There are several types of casts. There are regular fiberglass casts, fiberglass casts with a Gortex liner or a plaster cast/splint.
When the cast or splint is placed, your doctor or emergency room physician should give you a handout with the type and care required for your child’s cast.
It is important not to put ANYTHING in your child’s cast. No perfumes or powders. They will not help the smell, could cause serious irritation and, in the end, make the odor worse. If your child complains of itching, you can use a blow dryer on a cool setting to blow air down and on the skin above and below the cast. NEVER allow your child or anyone else to stick any type of object in the cast. This is very important as you could break the cast, or scratch the skin under the cast, causing an infection. Your doctor may allow use of over-the-counter Benadryl® to relieve itching.
The most common cast is the regular fiberglass cast. It usually takes up to one hour to completely dry. While it dries, do not let your child put any weight on it. The inside liner of this cast is generally made of cotton. It is there to protect your child’s skin from the rough plaster as well as absorb water and perspiration, all of which can cause an odor under your child’s cast. It is very important that this type of cast DOES NOT GET WET! When bathing is needed, you can use a waterproof sleeve from a medical supply store or wrap the cast in a towel, then cover each end of the cast with plastic wrap. Next, wrap the cast with a large plastic bag, sealing the entire covering with wide tape. Your child should then hang the arm or leg outside the bath or shower. If the cast covers the entire leg, sponge baths would be best. If this type of cast gets wet, blot dry with a towel. If it becomes saturated, have it reevaluated by your physician.
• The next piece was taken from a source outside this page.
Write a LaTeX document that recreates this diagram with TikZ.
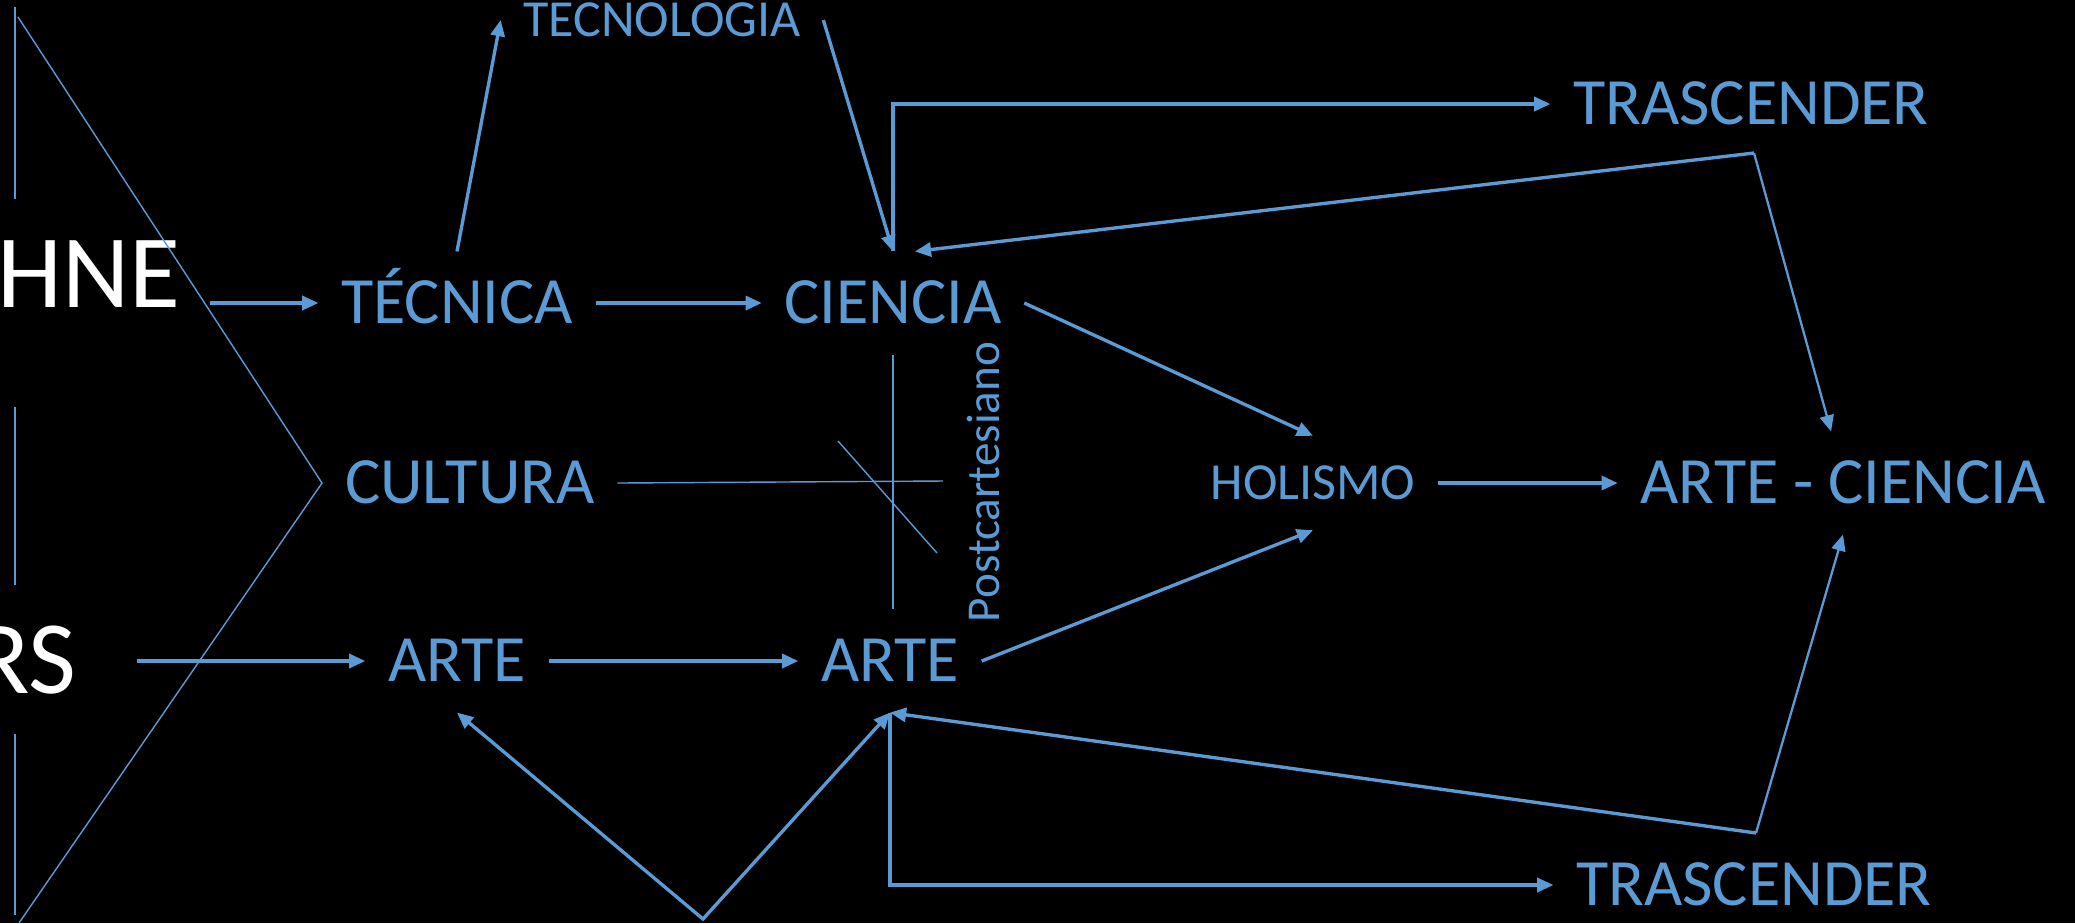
\documentclass[tikz,border=0pt]{standalone}
\usepackage{fontspec}
\setmainfont{Carlito}
\usetikzlibrary{arrows.meta}
\definecolor{azul}{HTML}{5B9BD5}
\tikzset{
  concepto/.style={text=azul, inner xsep=0.22cm, inner ysep=0.30cm,
    text height=0.417cm, text depth=0pt, font=\fontsize{18.8}{22}\selectfont},
  conceptochico/.style={concepto, text height=0.329cm, font=\fontsize{14.8}{18}\selectfont},
  raiz/.style={text=white, inner xsep=0.29cm, inner ysep=0.30cm,
    text height=0.657cm, text depth=0pt, font=\fontsize{29.6}{34}\selectfont},
  flecha/.style={azul, line width=0.95pt, -{Triangle[length=4.6pt,width=4pt]}},
  flechafina/.style={flecha, line width=0.65pt},
  flechados/.style={flecha, {Triangle[length=4.6pt,width=4pt]}-{Triangle[length=4.6pt,width=4pt]}},
  linea/.style={azul, line width=0.4pt}
}
\begin{document}
\begin{tikzpicture}[x=0.01cm, y=-0.01cm]
  % Fondo
  \fill[black] (0,0) rectangle (2075,923);
  \useasboundingbox (0,0) rectangle (2075,923);

  % Raices
  \node[raiz, anchor=east] (hne) at (210,275) {HNE};
  \node[raiz, anchor=east, inner xsep=0.6cm] (rs) at (137,661) {RS};

  % Conceptos
  \node[conceptochico] (tecnologia) at (662,20) {TECNOLOGÍA};
  \node[concepto] (tecnica) at (457,303) {TÉCNICA};
  \node[concepto] (ciencia) at (893,303) {CIENCIA};
  \node[concepto] (cultura) at (470,483) {CULTURA};
  \node[concepto] (arte1) at (457,661) {ARTE};
  \node[concepto] (arte2) at (890,661) {ARTE};
  \node[conceptochico] (holismo) at (1313,483) {HOLISMO};
  \node[concepto] (artecien) at (1843,483) {ARTE - CIENCIA};
  \node[concepto] (trasc1) at (1751,104) {TRASCENDER};
  \node[concepto] (trasc2) at (1754,885) {TRASCENDER};
  \node[text=azul, rotate=90, anchor=base, inner sep=0pt,
    font=\fontsize{13.4}{16}\selectfont] (postc) at (999,482) {Postcartesiano};

  % Puntos de quiebre
  \coordinate (kt) at (1754,153);
  \coordinate (kb) at (1756,833);
  \coordinate (vertice) at (703,919);
  \coordinate (culturafin) at (943,481);
  \coordinate (d1) at (838,441);
  \coordinate (d2) at (937,553);

  % Marco izquierdo
  \foreach \a/\b in {7/199, 407/585, 734/915}
    \draw[linea] (15,\a) -- (15,\b);
  \draw[linea] (18,17) -- (322,483) -- (19,923);

  % Flechas
  \draw[flecha] (tecnica.west -| hne.east) -- (tecnica.west);
  \draw[flecha] (rs.east) -- (arte1.west);
  \draw[flecha] (tecnica.east) -- (ciencia.west);
  \draw[flecha] (arte1.east) -- (arte2.west);
  \draw[flecha] (tecnica.north) -- (tecnologia.west);
  \draw[flecha] (tecnologia.east) -- (ciencia.north);
  \draw[flecha] (ciencia.north) |- (trasc1.west);
  \draw[flecha] (arte2.south) |- (trasc2.west);
  \draw[flechados] (arte1.south) -- (vertice) -- (arte2.south);
  \draw[flecha] (ciencia.east) -- (holismo.north);
  \draw[flecha] (arte2.east) -- (holismo.south);
  \draw[flecha] (holismo.east) -- (artecien.west);
  \draw[flecha] (kt) -- (ciencia.67);
  \draw[flechafina] (kt) -- (artecien.103);
  \draw[flecha] (kb) -- (arte2.south);
  \draw[flechafina] (kb) -- (artecien.south);

  % Cruce
  \draw[linea] (cultura.east) -- (culturafin);
  \draw[linea] (ciencia.south) -- (ciencia.south |- arte2.north);
  \draw[linea] (d1) -- (d2);
\end{tikzpicture}
\end{document}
Fiberglass Cast with a Gortex Liner
The fiberglass cast with a Gortex liner is made for the child to bathe, shower and swim with the cast on. This cast can also be washed or rinsed, which may reduce odor and skin irritation. There are no special drying procedures necessary after getting this cast wet.
A plaster cast or splint takes several hours to harden, and it is very important not to get the cast wet at any time! Follow the fiberglass cast instructions above about how to keep the cast dry when bathing. If it becomes wet, have it reevaluated by your physician.
Contact your child’s physician if any of the following occur:
- fingers/toes appear pale, white, blue or purplish
- swelling is causing the cast/splint to rub or feel too tight
- arm or leg with the cast is colder than the non-casted arm or leg
- complaints of numbness, tingling or a pins-and-needles sensation
- cast/splint becomes too loose and the arm/leg is able to move inside it
- a strong odor coming from inside the cast
- drainage or discoloration seen on the cast
- cast/splint becomes broken or very wet
- an object is stuck inside the cast/splint
- fever higher than 101 degrees
- severe pain, even after medication is given and especially if worse with movement of the child’s arm/toes
Remember that the length of time your child is to be in the cast may seem unbearably long, but the effects of it not being worn and used properly could cause lifelong complications.